4. Promoting Female Entrepreneurs:

It is often seen that the families are not supportive of those women who would like to start their own business venture and even society is not very welcoming and friendly in India, to women-led businesses. However, more women entrepreneurs will mean more role models and mentors for young women. Also, women will not be asking a seat at board but rather providing one. It can be achieved if lending as well as startup policies give special impetus to female-led businesses. Business incubation labs in the country can be encouraged to take up women-led projects.

Conclusion

This chapter started on a quest to determine whether gender-based exclusion is a reality in the corporate sector and if so, whether gender quota can help in achieving gender diversity in corporate boardrooms. On examining available data and literature review, it was concluded that the data indeed points to gender-based exclusion from corporate boards. Review of literature on benefits of gender diverse boards suggested that there was not enough evidence to substantially establish that gender diversity positively impacts firm’s performance. In absence of substantial evidence to relate gender diversity and economic performance, gender quota remains the undisputed method to achieve the target of gender diversity on corporate boards. However, the chapter also examined whether gender quota was enough to ensure diversity and found out that while a mandatory quota would ensure enough women get representation on board, it cannot ensure that those voices would ever get heard. It also cannot ensure a trickledown effect. Hence, the chapter concludes that a lot more needs to be done than just gender quota to ensure workplace inclusion of women in an organic manner. Some of the suggestions mentioned in the last section of this chapter can be effective in achieving the same. Thus, to achieve the overall goal of gender diversity at the workplace and to ensure that a large section of the population is not unutilized or underutilized in GDP creation, we need to go a step beyond gender quota and ensure socio-economic transformation.

Chapter Takeaways

  • When we talk about the inclusivity of women at the workplace, we are nowhere compared to the quantum leaps and progress that we have made in technology in the same timeframe.

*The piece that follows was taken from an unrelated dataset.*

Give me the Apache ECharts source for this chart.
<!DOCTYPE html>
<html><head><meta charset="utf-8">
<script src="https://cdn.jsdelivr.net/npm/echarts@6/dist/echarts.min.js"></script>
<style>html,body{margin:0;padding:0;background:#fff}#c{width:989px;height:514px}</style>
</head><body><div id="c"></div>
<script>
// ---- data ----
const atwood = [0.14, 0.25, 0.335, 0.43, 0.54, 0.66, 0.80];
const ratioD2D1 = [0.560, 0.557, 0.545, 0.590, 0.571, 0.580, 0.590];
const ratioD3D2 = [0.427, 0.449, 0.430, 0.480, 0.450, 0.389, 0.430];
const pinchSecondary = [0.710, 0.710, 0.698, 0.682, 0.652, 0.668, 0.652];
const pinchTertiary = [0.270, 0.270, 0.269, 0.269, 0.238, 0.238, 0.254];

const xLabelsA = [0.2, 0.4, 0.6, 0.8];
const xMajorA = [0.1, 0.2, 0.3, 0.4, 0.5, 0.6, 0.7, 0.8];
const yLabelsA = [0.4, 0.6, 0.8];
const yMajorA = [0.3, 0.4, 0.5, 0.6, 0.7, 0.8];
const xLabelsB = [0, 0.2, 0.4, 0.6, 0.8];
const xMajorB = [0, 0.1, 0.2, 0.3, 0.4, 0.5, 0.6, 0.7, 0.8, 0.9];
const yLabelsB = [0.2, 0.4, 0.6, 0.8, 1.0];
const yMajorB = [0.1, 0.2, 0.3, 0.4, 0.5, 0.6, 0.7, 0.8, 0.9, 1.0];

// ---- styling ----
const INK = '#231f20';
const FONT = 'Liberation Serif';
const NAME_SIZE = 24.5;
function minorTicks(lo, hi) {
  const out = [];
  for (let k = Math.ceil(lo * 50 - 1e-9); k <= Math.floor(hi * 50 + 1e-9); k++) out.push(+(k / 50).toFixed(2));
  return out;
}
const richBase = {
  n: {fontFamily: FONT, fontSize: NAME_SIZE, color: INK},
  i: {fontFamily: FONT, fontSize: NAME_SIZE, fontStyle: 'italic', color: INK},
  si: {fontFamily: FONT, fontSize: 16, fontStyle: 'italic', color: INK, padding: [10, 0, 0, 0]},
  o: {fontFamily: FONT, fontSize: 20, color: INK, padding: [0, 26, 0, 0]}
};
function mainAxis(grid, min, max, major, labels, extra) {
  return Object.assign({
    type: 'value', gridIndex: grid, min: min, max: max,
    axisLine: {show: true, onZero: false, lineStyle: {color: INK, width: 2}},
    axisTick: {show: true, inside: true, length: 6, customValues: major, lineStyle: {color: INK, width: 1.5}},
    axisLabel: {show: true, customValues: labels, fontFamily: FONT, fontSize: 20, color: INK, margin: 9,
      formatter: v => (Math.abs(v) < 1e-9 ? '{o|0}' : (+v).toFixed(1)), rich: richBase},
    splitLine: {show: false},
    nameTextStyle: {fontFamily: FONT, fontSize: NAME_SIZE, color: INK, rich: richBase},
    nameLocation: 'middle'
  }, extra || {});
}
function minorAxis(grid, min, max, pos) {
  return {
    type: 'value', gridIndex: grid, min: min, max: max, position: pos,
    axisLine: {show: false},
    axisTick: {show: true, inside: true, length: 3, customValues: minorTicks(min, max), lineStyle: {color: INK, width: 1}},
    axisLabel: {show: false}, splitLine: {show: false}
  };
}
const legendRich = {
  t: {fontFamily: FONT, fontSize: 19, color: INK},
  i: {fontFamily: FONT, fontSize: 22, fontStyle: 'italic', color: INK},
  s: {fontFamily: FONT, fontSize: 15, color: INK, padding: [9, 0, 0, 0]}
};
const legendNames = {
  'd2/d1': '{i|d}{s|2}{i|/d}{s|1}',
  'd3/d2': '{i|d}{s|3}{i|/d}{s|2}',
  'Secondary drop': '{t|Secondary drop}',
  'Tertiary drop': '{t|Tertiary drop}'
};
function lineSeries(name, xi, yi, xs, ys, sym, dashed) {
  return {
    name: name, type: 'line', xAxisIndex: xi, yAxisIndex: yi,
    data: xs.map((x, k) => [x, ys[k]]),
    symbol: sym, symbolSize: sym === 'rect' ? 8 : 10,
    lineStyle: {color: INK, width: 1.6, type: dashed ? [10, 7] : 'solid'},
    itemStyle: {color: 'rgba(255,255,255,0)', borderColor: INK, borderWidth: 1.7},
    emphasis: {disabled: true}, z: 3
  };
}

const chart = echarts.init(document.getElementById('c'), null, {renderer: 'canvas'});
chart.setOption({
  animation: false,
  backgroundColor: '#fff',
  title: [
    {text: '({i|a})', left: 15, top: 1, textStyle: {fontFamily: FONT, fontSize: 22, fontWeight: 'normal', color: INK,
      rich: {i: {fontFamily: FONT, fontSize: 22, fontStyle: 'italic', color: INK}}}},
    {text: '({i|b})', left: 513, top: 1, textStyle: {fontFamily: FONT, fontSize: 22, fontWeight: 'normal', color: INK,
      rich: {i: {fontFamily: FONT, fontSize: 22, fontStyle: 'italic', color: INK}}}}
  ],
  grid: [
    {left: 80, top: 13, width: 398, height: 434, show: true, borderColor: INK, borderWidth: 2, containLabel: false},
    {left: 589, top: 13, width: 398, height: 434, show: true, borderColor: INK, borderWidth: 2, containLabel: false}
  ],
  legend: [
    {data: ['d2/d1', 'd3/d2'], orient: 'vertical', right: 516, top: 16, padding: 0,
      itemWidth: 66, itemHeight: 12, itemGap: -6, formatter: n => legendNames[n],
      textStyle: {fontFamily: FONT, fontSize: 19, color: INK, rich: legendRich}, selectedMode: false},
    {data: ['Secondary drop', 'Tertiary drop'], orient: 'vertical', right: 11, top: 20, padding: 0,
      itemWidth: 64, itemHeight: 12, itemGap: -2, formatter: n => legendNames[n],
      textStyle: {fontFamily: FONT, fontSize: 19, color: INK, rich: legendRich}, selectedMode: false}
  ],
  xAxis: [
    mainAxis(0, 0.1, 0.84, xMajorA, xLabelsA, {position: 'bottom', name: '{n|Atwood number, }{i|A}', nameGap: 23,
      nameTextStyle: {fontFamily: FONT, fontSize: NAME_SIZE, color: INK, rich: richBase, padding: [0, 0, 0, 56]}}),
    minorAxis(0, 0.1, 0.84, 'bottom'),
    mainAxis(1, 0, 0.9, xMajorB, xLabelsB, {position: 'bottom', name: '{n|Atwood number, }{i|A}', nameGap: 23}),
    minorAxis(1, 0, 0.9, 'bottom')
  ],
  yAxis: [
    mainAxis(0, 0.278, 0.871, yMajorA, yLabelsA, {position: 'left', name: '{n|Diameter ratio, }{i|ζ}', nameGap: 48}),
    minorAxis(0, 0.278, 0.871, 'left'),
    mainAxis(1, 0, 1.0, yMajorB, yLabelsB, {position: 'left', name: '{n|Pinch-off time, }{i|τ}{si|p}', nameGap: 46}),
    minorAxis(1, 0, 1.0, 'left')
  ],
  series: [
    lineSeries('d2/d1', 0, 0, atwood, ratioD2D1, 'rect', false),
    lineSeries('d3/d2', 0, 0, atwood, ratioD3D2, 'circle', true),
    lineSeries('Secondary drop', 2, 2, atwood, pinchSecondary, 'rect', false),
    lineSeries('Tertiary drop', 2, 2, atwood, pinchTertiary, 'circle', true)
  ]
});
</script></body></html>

  • Data of the World Economic Forum report, 2016 reveals that the global average for females on corporate boards is 28%. However, this average has outliers in the form of countries like Norway, which have already implemented mandatory gender quota as well as countries like France, Sweden, etc. that have adopted some form of quota guidelines in their company regulations.

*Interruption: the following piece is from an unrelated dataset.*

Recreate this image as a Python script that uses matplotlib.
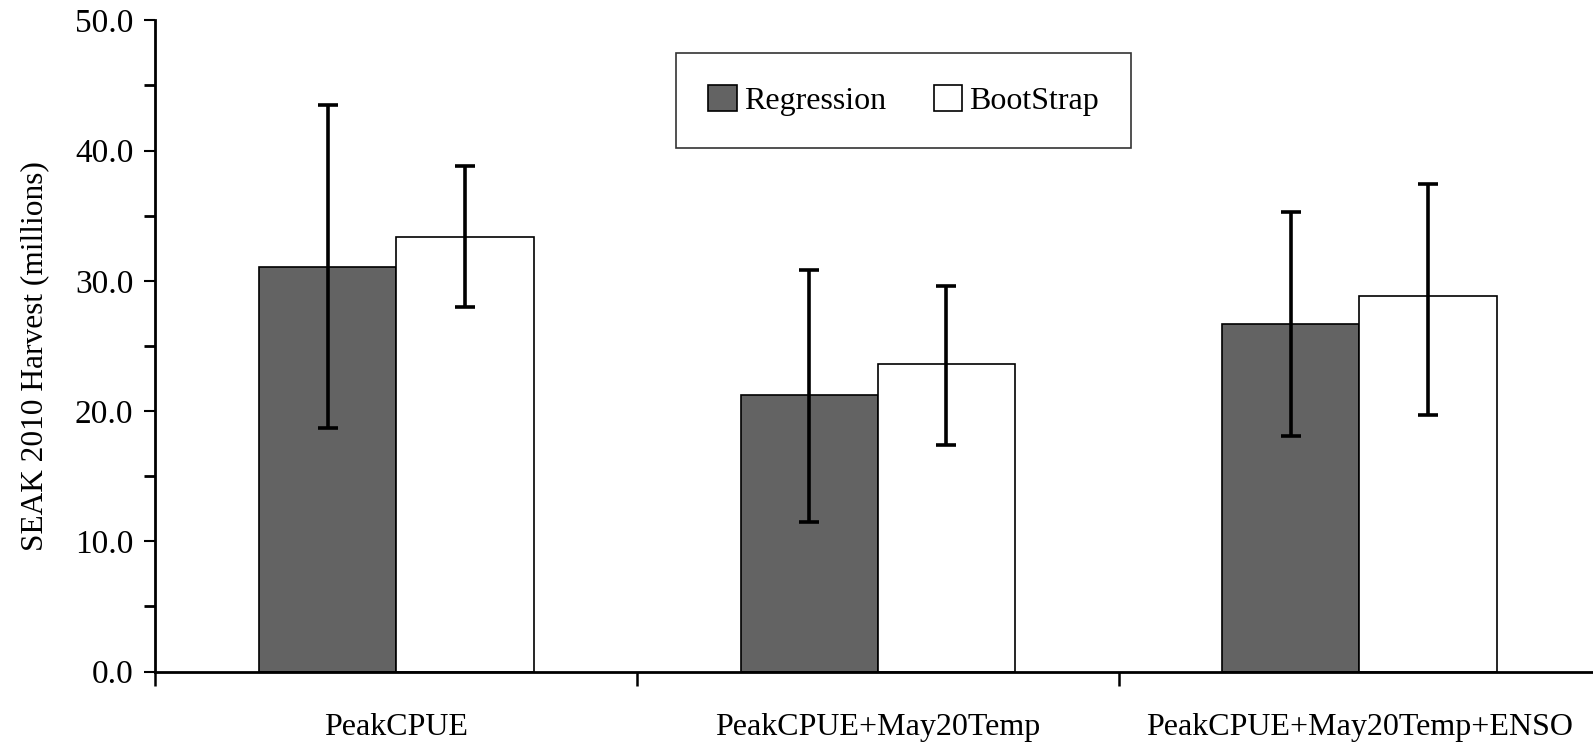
import matplotlib.pyplot as plt
import numpy as np

plt.rcParams['font.family'] = 'serif'
plt.rcParams['font.serif'] = ['Liberation Serif', 'DejaVu Serif']

# data
models = ['PeakCPUE', 'PeakCPUE+May20Temp', 'PeakCPUE+May20Temp+ENSO']
series = ['Regression', 'BootStrap']
regression = [31.1, 21.2, 26.7]
regression_low = [18.7, 11.5, 18.1]
regression_high = [43.5, 30.8, 35.3]
bootstrap = [33.4, 23.6, 28.8]
bootstrap_low = [28.0, 17.4, 19.7]
bootstrap_high = [38.8, 29.6, 37.4]

fig = plt.figure(figsize=(15.93, 7.44), dpi=100)
ax = fig.add_axes([0.0976, 0.0973, 0.9024, 0.8754])

x = np.arange(len(models))
w = 0.285

def yerr(vals, low, high):
    vals = np.array(vals)
    return [vals - np.array(low), np.array(high) - vals]

err_kw = dict(ecolor='black', elinewidth=2.6, capsize=7.2, capthick=2.6)
ax.bar(x - w / 2, regression, w, color='#636363', edgecolor='black', linewidth=1.2,
       label=series[0], yerr=yerr(regression, regression_low, regression_high),
       error_kw=err_kw, zorder=2)
ax.bar(x + w / 2, bootstrap, w, color='white', edgecolor='black', linewidth=1.2,
       label=series[1], yerr=yerr(bootstrap, bootstrap_low, bootstrap_high),
       error_kw=err_kw, zorder=2)

ax.set_ylim(0, 50)
ax.set_xlim(-0.5, 2.485)
ax.set_yticks(np.arange(0, 51, 10))
ax.set_yticklabels([f'{v:.1f}' for v in np.arange(0, 51, 10)], fontsize=24)
ax.set_yticks(np.arange(5, 50, 10), minor=True)
ax.tick_params(axis='y', which='major', direction='out', length=8, width=1.5, pad=8)
ax.tick_params(axis='y', which='minor', direction='out', length=8, width=2)

# category boundaries as ticks, labels centred under each group
ax.set_xticks([-0.5, 0.5, 1.5])
ax.set_xticklabels([])
ax.tick_params(axis='x', which='major', direction='out', length=10, width=1.8)
ax.set_xticks(x, minor=True)
ax.set_xticklabels(models, minor=True, fontsize=23)
ax.tick_params(axis='x', which='minor', length=0, pad=30)

for side in ['top', 'right']:
    ax.spines[side].set_visible(False)
for side in ['left', 'bottom']:
    ax.spines[side].set_linewidth(2)

ax.set_ylabel('SEAK 2010 Harvest (millions)', fontsize=22.6)
ax.yaxis.set_label_coords(-0.074, 0.484)

leg = ax.legend(loc='upper left', bbox_to_anchor=(0.362, 0.950), borderaxespad=0,
                ncol=2, fontsize=23, frameon=True, fancybox=False, edgecolor='black',
                handlelength=0.9, handleheight=0.9, handletextpad=0.22,
                columnspacing=1.5, borderpad=1.0)
leg.get_frame().set_linewidth(1.2)

fig.savefig('out.png', dpi=100)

  • The gender wage gap gets persistently higher across sectors barring the exception of Art, Design, Entertainment, Sports & Media, where the gap is comparatively lower.

  • Unconscious bias among managers seems to be the overbearing barrier, which reinforces the idea that when it comes to integration of females into the workforce, biases work as barriers. Lack of female role models reported by 39% is a vicious circle that needs to be broken through external intervention.

  • As a forerunner, Norway achieved success in achieving 40% gender quota on boards. Still, only 7% of biggest Norwegian firms have female bosses.

  • Different countries dealt with the issue of diversity on corporate boards differently. The most prominent tool has been one or another form of gender quota.

  • Traditionally Indian boardrooms have been a lonely place for females and it has not changed yet.

  • On the introduction of the mandatory quota, there were concerns that not enough competent Indian women would be available to fill the vacant seats or the new women directors would belong to the promoter family and work in non-executive capacity. Over the years those concerns have been found to be unwarranted.